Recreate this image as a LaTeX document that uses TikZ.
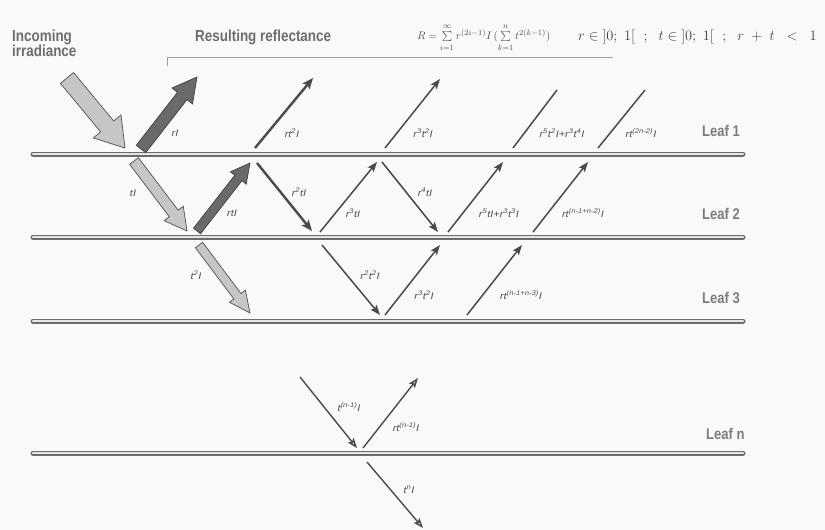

...

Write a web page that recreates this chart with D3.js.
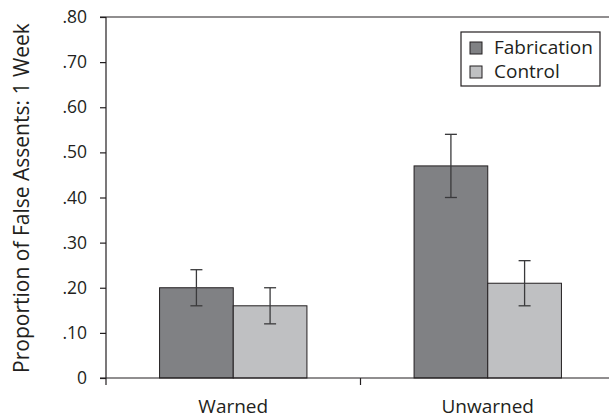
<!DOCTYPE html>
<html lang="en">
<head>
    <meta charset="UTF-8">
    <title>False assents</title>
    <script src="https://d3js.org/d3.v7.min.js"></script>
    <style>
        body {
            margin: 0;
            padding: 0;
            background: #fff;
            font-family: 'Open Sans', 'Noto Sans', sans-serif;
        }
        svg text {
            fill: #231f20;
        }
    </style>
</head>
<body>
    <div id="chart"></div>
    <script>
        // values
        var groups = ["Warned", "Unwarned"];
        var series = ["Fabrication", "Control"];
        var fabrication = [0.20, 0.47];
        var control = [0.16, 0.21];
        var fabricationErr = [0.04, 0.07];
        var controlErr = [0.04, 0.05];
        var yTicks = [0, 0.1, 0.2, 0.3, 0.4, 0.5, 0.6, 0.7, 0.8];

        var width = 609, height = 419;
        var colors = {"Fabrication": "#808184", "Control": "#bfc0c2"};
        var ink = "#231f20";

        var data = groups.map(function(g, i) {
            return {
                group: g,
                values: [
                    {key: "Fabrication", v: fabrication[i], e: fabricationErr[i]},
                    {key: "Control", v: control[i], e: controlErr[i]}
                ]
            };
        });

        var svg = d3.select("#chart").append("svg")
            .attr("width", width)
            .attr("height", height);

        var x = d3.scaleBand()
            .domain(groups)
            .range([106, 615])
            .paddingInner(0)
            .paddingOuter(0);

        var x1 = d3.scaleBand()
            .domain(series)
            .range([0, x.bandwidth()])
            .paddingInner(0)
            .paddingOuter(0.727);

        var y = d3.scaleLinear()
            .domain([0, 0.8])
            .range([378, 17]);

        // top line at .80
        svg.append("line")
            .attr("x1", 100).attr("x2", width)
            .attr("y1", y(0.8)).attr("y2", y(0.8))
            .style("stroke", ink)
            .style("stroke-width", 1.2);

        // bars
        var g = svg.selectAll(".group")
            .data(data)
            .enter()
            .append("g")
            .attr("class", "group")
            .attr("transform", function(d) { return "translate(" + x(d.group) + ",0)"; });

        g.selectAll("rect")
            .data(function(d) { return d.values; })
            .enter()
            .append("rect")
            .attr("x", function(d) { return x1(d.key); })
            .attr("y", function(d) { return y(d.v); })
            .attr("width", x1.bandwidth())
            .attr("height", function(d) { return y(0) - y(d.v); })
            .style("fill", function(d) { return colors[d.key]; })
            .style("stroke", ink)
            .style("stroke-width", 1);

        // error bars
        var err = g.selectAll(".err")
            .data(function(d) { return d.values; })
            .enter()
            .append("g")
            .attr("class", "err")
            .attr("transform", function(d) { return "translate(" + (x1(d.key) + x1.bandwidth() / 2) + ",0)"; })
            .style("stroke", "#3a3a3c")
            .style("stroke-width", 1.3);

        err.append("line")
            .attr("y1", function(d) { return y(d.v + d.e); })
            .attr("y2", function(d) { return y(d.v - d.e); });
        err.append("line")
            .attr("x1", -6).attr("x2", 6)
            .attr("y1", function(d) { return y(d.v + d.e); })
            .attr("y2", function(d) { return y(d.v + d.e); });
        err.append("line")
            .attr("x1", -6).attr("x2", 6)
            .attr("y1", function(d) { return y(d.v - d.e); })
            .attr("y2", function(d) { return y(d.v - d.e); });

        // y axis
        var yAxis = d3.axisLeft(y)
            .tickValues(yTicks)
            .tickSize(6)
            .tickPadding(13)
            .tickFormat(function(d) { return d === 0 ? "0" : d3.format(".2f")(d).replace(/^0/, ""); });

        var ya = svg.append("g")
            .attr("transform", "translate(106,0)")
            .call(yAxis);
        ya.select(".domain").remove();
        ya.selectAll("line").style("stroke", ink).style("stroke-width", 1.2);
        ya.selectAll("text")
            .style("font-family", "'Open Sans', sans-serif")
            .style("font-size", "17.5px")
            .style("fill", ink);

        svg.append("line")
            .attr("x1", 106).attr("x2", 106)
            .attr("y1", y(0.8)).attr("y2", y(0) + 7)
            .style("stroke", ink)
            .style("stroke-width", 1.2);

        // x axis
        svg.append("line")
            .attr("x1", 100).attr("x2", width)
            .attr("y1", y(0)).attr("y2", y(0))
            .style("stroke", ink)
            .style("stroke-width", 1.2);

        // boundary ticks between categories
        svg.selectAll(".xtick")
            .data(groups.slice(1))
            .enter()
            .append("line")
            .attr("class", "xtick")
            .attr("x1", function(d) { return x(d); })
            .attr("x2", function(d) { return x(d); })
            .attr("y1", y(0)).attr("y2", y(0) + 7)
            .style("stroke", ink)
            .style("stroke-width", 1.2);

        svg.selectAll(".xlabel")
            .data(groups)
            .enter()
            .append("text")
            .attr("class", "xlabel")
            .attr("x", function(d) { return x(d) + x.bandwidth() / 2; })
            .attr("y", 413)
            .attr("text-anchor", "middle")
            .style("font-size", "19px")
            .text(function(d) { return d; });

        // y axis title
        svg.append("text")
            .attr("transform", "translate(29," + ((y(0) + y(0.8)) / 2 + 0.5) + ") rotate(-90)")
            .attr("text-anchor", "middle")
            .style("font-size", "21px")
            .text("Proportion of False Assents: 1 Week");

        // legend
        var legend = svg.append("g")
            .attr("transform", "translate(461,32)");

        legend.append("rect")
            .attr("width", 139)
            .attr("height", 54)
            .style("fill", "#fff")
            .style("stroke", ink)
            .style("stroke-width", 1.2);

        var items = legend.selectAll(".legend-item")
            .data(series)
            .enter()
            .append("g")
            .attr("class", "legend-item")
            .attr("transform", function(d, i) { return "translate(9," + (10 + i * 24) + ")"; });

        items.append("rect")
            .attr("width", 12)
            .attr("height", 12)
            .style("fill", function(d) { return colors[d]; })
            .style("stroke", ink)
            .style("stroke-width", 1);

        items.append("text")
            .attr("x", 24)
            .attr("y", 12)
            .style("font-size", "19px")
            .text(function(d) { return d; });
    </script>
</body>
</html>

--

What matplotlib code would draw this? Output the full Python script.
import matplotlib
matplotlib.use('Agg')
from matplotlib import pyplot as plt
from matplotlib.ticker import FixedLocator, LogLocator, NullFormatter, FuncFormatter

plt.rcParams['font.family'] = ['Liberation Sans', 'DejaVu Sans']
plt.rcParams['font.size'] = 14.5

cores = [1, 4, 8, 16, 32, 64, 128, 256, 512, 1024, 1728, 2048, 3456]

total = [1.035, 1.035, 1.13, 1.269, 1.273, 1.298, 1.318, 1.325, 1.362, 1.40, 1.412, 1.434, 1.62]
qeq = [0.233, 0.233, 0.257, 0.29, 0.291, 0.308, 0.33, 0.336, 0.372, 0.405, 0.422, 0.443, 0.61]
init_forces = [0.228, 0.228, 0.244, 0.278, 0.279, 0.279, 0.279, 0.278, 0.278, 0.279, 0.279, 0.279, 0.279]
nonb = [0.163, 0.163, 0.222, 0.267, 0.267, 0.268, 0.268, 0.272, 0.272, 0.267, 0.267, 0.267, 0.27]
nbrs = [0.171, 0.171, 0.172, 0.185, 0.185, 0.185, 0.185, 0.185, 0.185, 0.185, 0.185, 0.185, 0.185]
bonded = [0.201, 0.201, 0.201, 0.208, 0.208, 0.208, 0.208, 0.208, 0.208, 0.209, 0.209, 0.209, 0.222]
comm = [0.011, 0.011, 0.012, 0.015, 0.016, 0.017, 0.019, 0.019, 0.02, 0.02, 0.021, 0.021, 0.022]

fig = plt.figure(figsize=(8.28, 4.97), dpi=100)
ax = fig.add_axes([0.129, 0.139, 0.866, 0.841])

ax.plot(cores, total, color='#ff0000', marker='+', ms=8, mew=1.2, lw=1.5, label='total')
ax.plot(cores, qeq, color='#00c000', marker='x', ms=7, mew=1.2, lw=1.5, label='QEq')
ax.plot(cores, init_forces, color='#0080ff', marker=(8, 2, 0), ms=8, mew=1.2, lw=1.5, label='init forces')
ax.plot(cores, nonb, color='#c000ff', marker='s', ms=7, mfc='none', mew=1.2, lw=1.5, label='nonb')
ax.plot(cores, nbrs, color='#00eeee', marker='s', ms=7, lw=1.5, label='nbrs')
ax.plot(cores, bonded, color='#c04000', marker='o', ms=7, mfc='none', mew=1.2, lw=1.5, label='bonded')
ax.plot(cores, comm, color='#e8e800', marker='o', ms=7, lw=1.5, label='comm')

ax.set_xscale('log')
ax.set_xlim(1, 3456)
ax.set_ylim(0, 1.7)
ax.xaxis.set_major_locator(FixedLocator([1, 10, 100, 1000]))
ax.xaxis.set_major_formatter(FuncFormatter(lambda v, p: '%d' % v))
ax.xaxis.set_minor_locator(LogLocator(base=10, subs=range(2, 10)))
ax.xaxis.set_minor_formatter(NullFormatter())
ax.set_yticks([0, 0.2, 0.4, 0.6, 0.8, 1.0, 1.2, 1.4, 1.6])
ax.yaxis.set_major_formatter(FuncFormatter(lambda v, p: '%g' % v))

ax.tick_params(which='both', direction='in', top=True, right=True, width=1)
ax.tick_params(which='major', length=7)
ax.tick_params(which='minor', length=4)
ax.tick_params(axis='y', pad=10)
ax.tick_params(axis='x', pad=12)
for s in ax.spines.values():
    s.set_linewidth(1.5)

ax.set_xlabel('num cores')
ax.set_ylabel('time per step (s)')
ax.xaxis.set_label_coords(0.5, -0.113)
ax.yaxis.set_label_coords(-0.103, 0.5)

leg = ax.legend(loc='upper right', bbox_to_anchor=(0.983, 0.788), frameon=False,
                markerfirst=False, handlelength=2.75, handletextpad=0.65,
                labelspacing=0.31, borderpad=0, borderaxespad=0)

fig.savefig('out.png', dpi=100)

### [To do]
Copy nothing but the lines above that run from the one with "Write a web" to the one with "0.6, 0.7, 0.8];", ends included; pictures stay out.

### [Full answer]
Write a web page that recreates this chart with D3.js.
<!DOCTYPE html>
<html lang="en">
<head>
    <meta charset="UTF-8">
    <title>False assents</title>
    <script src="https://d3js.org/d3.v7.min.js"></script>
    <style>
        body {
            margin: 0;
            padding: 0;
            background: #fff;
            font-family: 'Open Sans', 'Noto Sans', sans-serif;
        }
        svg text {
            fill: #231f20;
        }
    </style>
</head>
<body>
    <div id="chart"></div>
    <script>
        // values
        var groups = ["Warned", "Unwarned"];
        var series = ["Fabrication", "Control"];
        var fabrication = [0.20, 0.47];
        var control = [0.16, 0.21];
        var fabricationErr = [0.04, 0.07];
        var controlErr = [0.04, 0.05];
        var yTicks = [0, 0.1, 0.2, 0.3, 0.4, 0.5, 0.6, 0.7, 0.8];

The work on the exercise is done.